▸ WHAT THIS TASK INVOLVES
Restate verbatim the lines between the one holding "Recreate this image" and the one holding "from matplotlib.patches import", both included, and no others.

▸ MATERIAL FOR THE TASK
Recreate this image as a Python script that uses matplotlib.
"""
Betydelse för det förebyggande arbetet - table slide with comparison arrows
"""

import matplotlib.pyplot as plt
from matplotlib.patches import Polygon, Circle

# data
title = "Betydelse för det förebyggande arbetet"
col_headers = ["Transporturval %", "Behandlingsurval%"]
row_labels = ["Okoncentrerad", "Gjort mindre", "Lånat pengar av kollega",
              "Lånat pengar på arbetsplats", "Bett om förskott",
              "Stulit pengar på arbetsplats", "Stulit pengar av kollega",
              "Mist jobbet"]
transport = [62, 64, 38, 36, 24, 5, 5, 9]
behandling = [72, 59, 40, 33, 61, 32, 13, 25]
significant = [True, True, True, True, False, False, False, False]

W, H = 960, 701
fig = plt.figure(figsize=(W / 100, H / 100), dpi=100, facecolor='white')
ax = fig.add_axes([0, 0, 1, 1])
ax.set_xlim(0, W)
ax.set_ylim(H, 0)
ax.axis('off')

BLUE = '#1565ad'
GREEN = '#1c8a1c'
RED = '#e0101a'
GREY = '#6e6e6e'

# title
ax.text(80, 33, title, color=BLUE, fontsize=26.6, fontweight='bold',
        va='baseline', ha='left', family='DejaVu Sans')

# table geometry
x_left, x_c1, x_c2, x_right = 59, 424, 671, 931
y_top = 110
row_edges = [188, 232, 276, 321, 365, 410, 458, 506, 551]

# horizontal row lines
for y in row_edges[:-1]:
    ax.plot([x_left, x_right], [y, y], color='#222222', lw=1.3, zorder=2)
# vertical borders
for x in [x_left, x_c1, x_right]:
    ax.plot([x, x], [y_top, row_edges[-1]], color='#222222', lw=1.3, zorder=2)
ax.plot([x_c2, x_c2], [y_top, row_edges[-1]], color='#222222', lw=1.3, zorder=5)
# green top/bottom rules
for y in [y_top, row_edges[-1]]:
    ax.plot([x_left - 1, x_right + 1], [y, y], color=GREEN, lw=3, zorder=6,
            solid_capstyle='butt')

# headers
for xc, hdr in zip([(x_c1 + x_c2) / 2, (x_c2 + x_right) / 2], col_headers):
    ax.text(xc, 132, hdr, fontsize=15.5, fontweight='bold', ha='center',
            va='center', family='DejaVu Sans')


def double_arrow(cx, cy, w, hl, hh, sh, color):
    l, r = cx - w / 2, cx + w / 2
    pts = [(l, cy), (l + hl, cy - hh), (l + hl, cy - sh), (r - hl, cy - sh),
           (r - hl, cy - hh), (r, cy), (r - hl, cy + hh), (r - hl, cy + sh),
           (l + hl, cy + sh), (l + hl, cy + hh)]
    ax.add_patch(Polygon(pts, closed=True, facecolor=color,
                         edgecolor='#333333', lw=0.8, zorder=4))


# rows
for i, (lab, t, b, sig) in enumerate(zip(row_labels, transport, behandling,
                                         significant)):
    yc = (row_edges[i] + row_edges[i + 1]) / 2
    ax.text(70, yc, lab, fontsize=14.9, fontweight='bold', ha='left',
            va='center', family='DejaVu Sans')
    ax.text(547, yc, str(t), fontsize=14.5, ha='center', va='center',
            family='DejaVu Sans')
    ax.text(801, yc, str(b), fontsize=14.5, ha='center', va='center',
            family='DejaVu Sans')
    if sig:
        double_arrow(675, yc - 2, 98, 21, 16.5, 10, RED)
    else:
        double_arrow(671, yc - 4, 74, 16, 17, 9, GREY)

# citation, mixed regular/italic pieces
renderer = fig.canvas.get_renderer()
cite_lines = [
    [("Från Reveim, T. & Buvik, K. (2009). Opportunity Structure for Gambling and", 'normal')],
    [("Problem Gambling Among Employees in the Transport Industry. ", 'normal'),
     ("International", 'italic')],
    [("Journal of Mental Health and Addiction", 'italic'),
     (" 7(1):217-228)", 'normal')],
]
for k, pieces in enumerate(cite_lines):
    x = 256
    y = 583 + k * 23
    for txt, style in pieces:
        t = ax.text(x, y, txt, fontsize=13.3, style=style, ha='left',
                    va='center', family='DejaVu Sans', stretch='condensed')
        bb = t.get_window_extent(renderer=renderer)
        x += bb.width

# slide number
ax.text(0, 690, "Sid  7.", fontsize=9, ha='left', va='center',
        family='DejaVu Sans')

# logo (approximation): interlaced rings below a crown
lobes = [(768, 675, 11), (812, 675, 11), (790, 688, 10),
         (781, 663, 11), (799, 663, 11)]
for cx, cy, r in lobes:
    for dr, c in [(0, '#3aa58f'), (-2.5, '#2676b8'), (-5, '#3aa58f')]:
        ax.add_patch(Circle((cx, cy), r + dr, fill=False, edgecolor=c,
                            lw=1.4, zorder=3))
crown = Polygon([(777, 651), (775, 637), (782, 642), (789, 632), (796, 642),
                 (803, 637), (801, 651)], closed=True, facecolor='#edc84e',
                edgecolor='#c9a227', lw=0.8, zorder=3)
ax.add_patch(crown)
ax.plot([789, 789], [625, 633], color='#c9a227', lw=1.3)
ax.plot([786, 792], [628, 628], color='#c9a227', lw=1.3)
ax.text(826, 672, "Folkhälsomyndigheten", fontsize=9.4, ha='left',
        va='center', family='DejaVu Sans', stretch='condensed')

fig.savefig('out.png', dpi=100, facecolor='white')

==

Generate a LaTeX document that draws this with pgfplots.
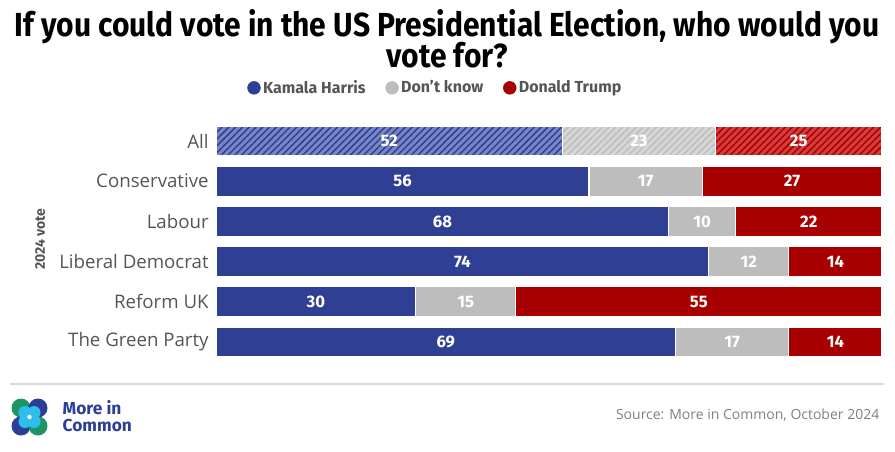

▸ RIGHT ANSWER
Recreate this image as a Python script that uses matplotlib.
"""
Betydelse för det förebyggande arbetet - table slide with comparison arrows
"""

import matplotlib.pyplot as plt
from matplotlib.patches import Polygon, Circle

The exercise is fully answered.